For good release, I do like to coat the surface of the thermoform mold with a food safe mold release agent, but some mold designs with more dramatic draft angles may release easier than those that I designed (all draft angles on my molds were at the very least 8 degrees). With that, all you do is turn off the heat, lower the sheet, and hit the vacuum button for roughly 10 seconds, and then you can pop the sheet off of the mold and you’ve got a successful vacuum thermoformed packaging tray!
What Did It Take to Make These Molds?
I mentioned a bit earlier what the total cost for these final Polycarbonate molds were, but breaking it down per part:
Part Tray Mold, printed at .007” Layer Height, Sparse Double Density with the base layers removed using Insight Software for MAXIMUM vacuum pull through the mold – 16.124 cubic inches of Polycarbonate, 0.531 cubic inches of Breakaway Support, total cost of $87.32 of combined material, and a print time of 14 hours and 13 minutes.
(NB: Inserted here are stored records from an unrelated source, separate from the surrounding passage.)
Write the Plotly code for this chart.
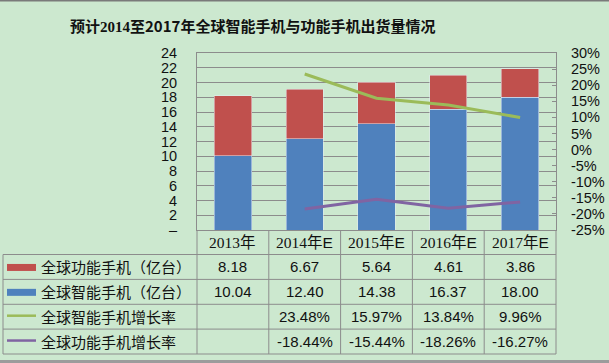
import plotly.graph_objects as go

# ---------------- data ----------------
categories = ["2013年", "2014年E", "2015年E", "2016年E", "2017年E"]
feature_units = [8.18, 6.67, 5.64, 4.61, 3.86]        # 全球功能手机（亿台）
smart_units = [10.04, 12.40, 14.38, 16.37, 18.00]     # 全球智能手机（亿台）
smart_growth = [None, 23.48, 15.97, 13.84, 9.96]      # 全球智能手机增长率 (%)
feature_growth = [None, -18.44, -15.44, -18.26, -16.27]  # 全球功能手机增长率 (%)
series_names = ["全球功能手机（亿台）", "全球智能手机（亿台）", "全球智能手机增长率", "全球功能手机增长率"]
left_tick_values = list(range(0, 25, 2))
right_tick_values = list(range(-25, 31, 5))
title_text = "预计2014至2017年全球智能手机与功能手机出货量情况"

# ---------------- style ----------------
BG = "#CCE8CF"
GRID = "#8c8c8c"
RED = "#C0504D"
BLUE = "#4F81BD"
GREEN = "#9BBB59"
PURPLE = "#8064A2"
SANS = "Liberation Sans, Arial, Noto Sans CJK SC"
CJK = "Noto Sans CJK SC"
SERIF = "Liberation Serif, Noto Sans CJK SC"

W, H = 609, 363
L, R, T, B = 197, 53, 53, 133
PW, PH = W - L - R, H - T - B


def fx(px):
    return (px - L) / PW


def fy(py):
    return (H - B - py) / PH


fig = go.Figure()
fig.add_trace(go.Bar(x=categories, y=smart_units, name=series_names[1], marker_color=BLUE,
                     width=0.52, hoverinfo="skip"))
fig.add_trace(go.Bar(x=categories, y=feature_units, name=series_names[0], marker_color=RED,
                     width=0.52, hoverinfo="skip"))
fig.add_trace(go.Scatter(x=categories, y=smart_growth, name=series_names[2], yaxis="y2",
                         mode="lines", line=dict(color=GREEN, width=3), hoverinfo="skip"))
fig.add_trace(go.Scatter(x=categories, y=feature_growth, name=series_names[3], yaxis="y2",
                         mode="lines", line=dict(color=PURPLE, width=3), hoverinfo="skip"))

shapes = []
annotations = []

# table geometry (pixel rows)
label_top = H - B
row_edges = [254.5, 279.4, 304.3, 329.1, 354.0]
table_left = 3

# vertical lines below the plot
for xp in [0, 1]:
    shapes.append(dict(type="line", xref="paper", yref="paper", x0=xp, x1=xp,
                       y0=fy(label_top), y1=fy(row_edges[-1]), line=dict(color=GRID, width=1)))
for i in range(len(categories) - 1):
    shapes.append(dict(type="line", xref="x", yref="paper", x0=i + 0.5, x1=i + 0.5,
                       y0=fy(label_top), y1=fy(row_edges[-1]), line=dict(color=GRID, width=1)))
shapes.append(dict(type="line", xref="paper", yref="paper", x0=fx(table_left), x1=fx(table_left),
                   y0=fy(row_edges[0]), y1=fy(row_edges[-1]), line=dict(color=GRID, width=1)))
for ye in row_edges:
    shapes.append(dict(type="line", xref="paper", yref="paper", x0=fx(table_left), x1=1,
                       y0=fy(ye), y1=fy(ye), line=dict(color=GRID, width=1)))

# category labels
for c in categories:
    label = c.replace("E", "<span style='font-family:Liberation Sans'>E</span>")
    annotations.append(dict(x=c, xref="x", y=fy(242.5), yref="paper", text=label, showarrow=False,
                            font=dict(family=SERIF, size=15.5, color="#111"),
                            xanchor="center", yanchor="middle"))

rows = [
    (series_names[0], feature_units, "{:.2f}", "rect", RED),
    (series_names[1], smart_units, "{:.2f}", "rect", BLUE),
    (series_names[2], smart_growth, "{:.2f}%", "line", GREEN),
    (series_names[3], feature_growth, "{:.2f}%", "line", PURPLE),
]
for k, (name, vals, fmt, kind, col) in enumerate(rows):
    yc = (row_edges[k] + row_edges[k + 1]) / 2
    if kind == "rect":
        shapes.append(dict(type="rect", xref="paper", yref="paper", x0=fx(7), x1=fx(36),
                           y0=fy(yc - 3), y1=fy(yc + 4), fillcolor=col, line=dict(width=0)))
    else:
        shapes.append(dict(type="line", xref="paper", yref="paper", x0=fx(7), x1=fx(36),
                           y0=fy(yc - 1), y1=fy(yc - 1), line=dict(color=col, width=2.5)))
    annotations.append(dict(x=fx(39), xref="paper", y=fy(yc), yref="paper", text=name,
                            showarrow=False, xanchor="left", yanchor="middle",
                            font=dict(family=CJK, size=15, color="#111")))
    for c, v in zip(categories, vals):
        if v is None:
            continue
        annotations.append(dict(x=c, xref="x", y=fy(yc), yref="paper", text=fmt.format(v),
                                showarrow=False, xanchor="center", yanchor="middle",
                                font=dict(family=SANS, size=15, color="#111")))

# title (2014 in serif, rest bold as in reference)
title_html = "<b>" + title_text.replace("2014", "<span style='font-family:Liberation Serif'>2014</span>") + "</b>"
annotations.append(dict(x=fx(252), xref="paper", y=fy(26), yref="paper", text=title_html,
                        showarrow=False, xanchor="center", yanchor="middle",
                        font=dict(family=CJK, size=15, color="#111")))

# frame bands
shapes.append(dict(type="rect", xref="paper", yref="paper", x0=fx(0), x1=fx(W), y0=fy(0), y1=fy(1.5),
                   fillcolor="#7a7a7a", line=dict(width=0)))
shapes.append(dict(type="rect", xref="paper", yref="paper", x0=fx(0), x1=fx(W), y0=fy(360), y1=fy(H),
                   fillcolor="#9c9c9c", line=dict(width=0)))

fig.update_layout(
    width=W, height=H,
    margin=dict(l=L, r=R, t=T, b=B, pad=0),
    paper_bgcolor=BG, plot_bgcolor=BG,
    barmode="stack", showlegend=False,
    xaxis=dict(type="category", range=[-0.5, len(categories) - 0.5], showticklabels=False,
               showgrid=False, showline=True, mirror=True, linecolor=GRID, linewidth=1,
               ticks="", fixedrange=True, automargin=False),
    yaxis=dict(range=[0, 24], tickvals=left_tick_values,
               ticktext=["–" if v == 0 else str(v) for v in left_tick_values],
               showgrid=True, gridcolor=GRID, gridwidth=1, zeroline=False,
               showline=True, linecolor=GRID, linewidth=1, ticks="", automargin=False,
               ticklabelstandoff=16, tickfont=dict(family=SANS, size=14.5, color="#111")),
    yaxis2=dict(range=[-25, 30], tickvals=right_tick_values,
                ticktext=[f"{v}%" for v in right_tick_values], overlaying="y", side="right",
                showgrid=False, zeroline=False, showline=True, linecolor=GRID, linewidth=1,
                ticks="inside", ticklen=4, tickcolor=GRID, automargin=False,
                ticklabelstandoff=11, tickfont=dict(family=SANS, size=14.5, color="#111")),
    shapes=shapes, annotations=annotations,
)

fig.write_html("out.html", config={"displayModeBar": False, "staticPlot": True},
               post_script="document.body.style.margin='0';document.body.style.overflow='hidden';")
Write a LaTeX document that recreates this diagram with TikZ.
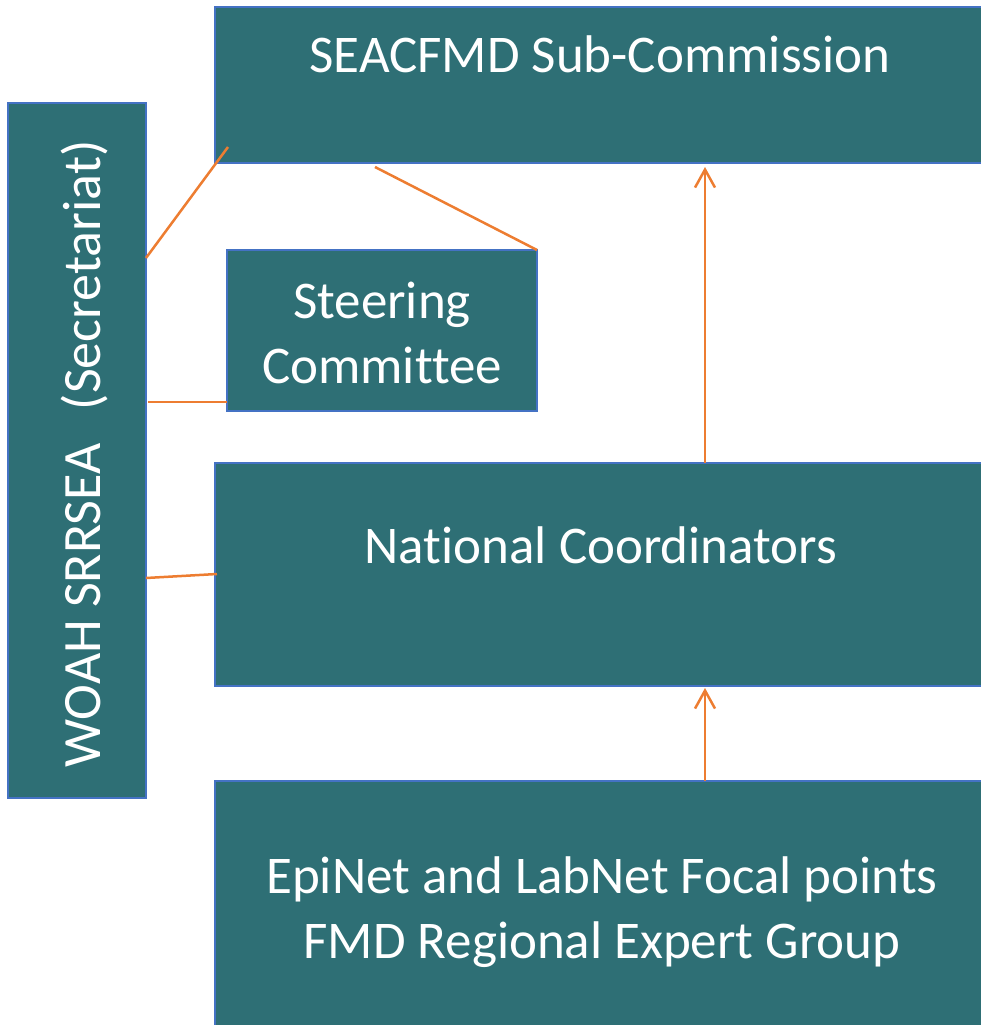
\documentclass[tikz,border=0pt]{standalone}
\usepackage{fontspec}
\setmainfont{Carlito}[Ligatures={NoCommon}]
\usetikzlibrary{arrows.meta,calc}
\definecolor{boxfill}{HTML}{2E6F75}
\definecolor{boxline}{HTML}{4472C4}
\definecolor{connc}{HTML}{ED7D31}
\begin{document}
\begin{tikzpicture}[x=1pt,y=-1pt,
  box/.style={draw=boxline,fill=boxfill,line width=2pt,inner sep=0pt,outer sep=0pt,anchor=north west},
  lbl/.style={text=white,font=\fontsize{53}{65}\selectfont,align=center,inner sep=0pt},
  conn/.style={draw=connc,line width=2.5pt},
  arr/.style={conn,-{Straight Barb[length=18pt,width=20pt]}}]
\useasboundingbox (0,0) rectangle (981,1025);
\clip (0,0) rectangle (981,1025);
\node[box,minimum width=800pt,minimum height=156pt] (sea) at (215,7) {};
\node[box,minimum width=138pt,minimum height=695pt] (woah) at (8,103) {};
\node[box,minimum width=310pt,minimum height=161pt] (steer) at (227,250) {};
\node[box,minimum width=800pt,minimum height=223pt] (nat) at (215,463) {};
\node[box,minimum width=800pt,minimum height=300pt] (epi) at (215,781) {};
\node[lbl,anchor=base] (seat) at (600,73) {SEACFMD Sub-Commission};
\node[lbl,anchor=base] (natt) at (601,563) {National Coordinators};
\node[lbl,anchor=base] (steert) at (382,383) {Steering\\Committee};
\node[lbl,anchor=base] (epit) at (602,958) {EpiNet and LabNet Focal points\\FMD Regional Expert Group};
\node[lbl,anchor=base,rotate=90,font=\fontsize{54}{65}\selectfont] (woaht) at (100,454) {WOAH SRRSEA\hspace{33pt}(Secretariat)};
\draw[conn] ($(woah.north east)+(0,155)$) -- ($(sea.south west)+(13,-16)$);
\draw[conn] ($(sea.south west)+(160,4)$) -- (steer.north east);
\draw[conn] ($(woah.north east)+(2,299)$) -- ($(steer.south west)+(0,-9)$);
\draw[conn] ($(woah.east)+(0,127.5)$) -- ($(nat.west)+(2,-0.5)$);
\draw[arr] ($(nat.north west)+(490,0)$) -- ($(sea.south west)+(490,4)$);
\draw[arr] ($(epi.north west)+(490,0)$) -- ($(nat.south west)+(490,2)$);
\end{tikzpicture}
\end{document}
Cap Mold, printed at .007” Layer Height, Sparse Double Density with the base layers removed using Insight Software for MAXIMUM vacuum pull through the mold – 21.704 cubic inches of Polycarbonate, 0.531 cubic inches of Breakaway Support, total cost of $116.61 of combined material, and a print time of 18 hours and 32 minutes.
Wrapping Things Up
Like a well-oiled machine, I was able to mold the Trays and Caps for all 75 demonstration part kits, and after a bit of time cutting away the excess sheet material, the kits were all fully assembled and ready to send out! Designing these Polycarbonate trays was a real treat for me, and going through the iterations and final mold using the Stratasys Fortus 450mc was a breeze.
The Polycarbonate material works perfectly for the final molds, and running the earlier iterations in slightly lower cost thermoplastics was great as well. You may be thinking to yourself that this was an incredibly expensive venture, but an entry-level low-end thermoforming unit, like the one that we’re using here, is only about one thousand dollars. Now that we finally have one in our shop, you can count on more projects utilizing it in the future!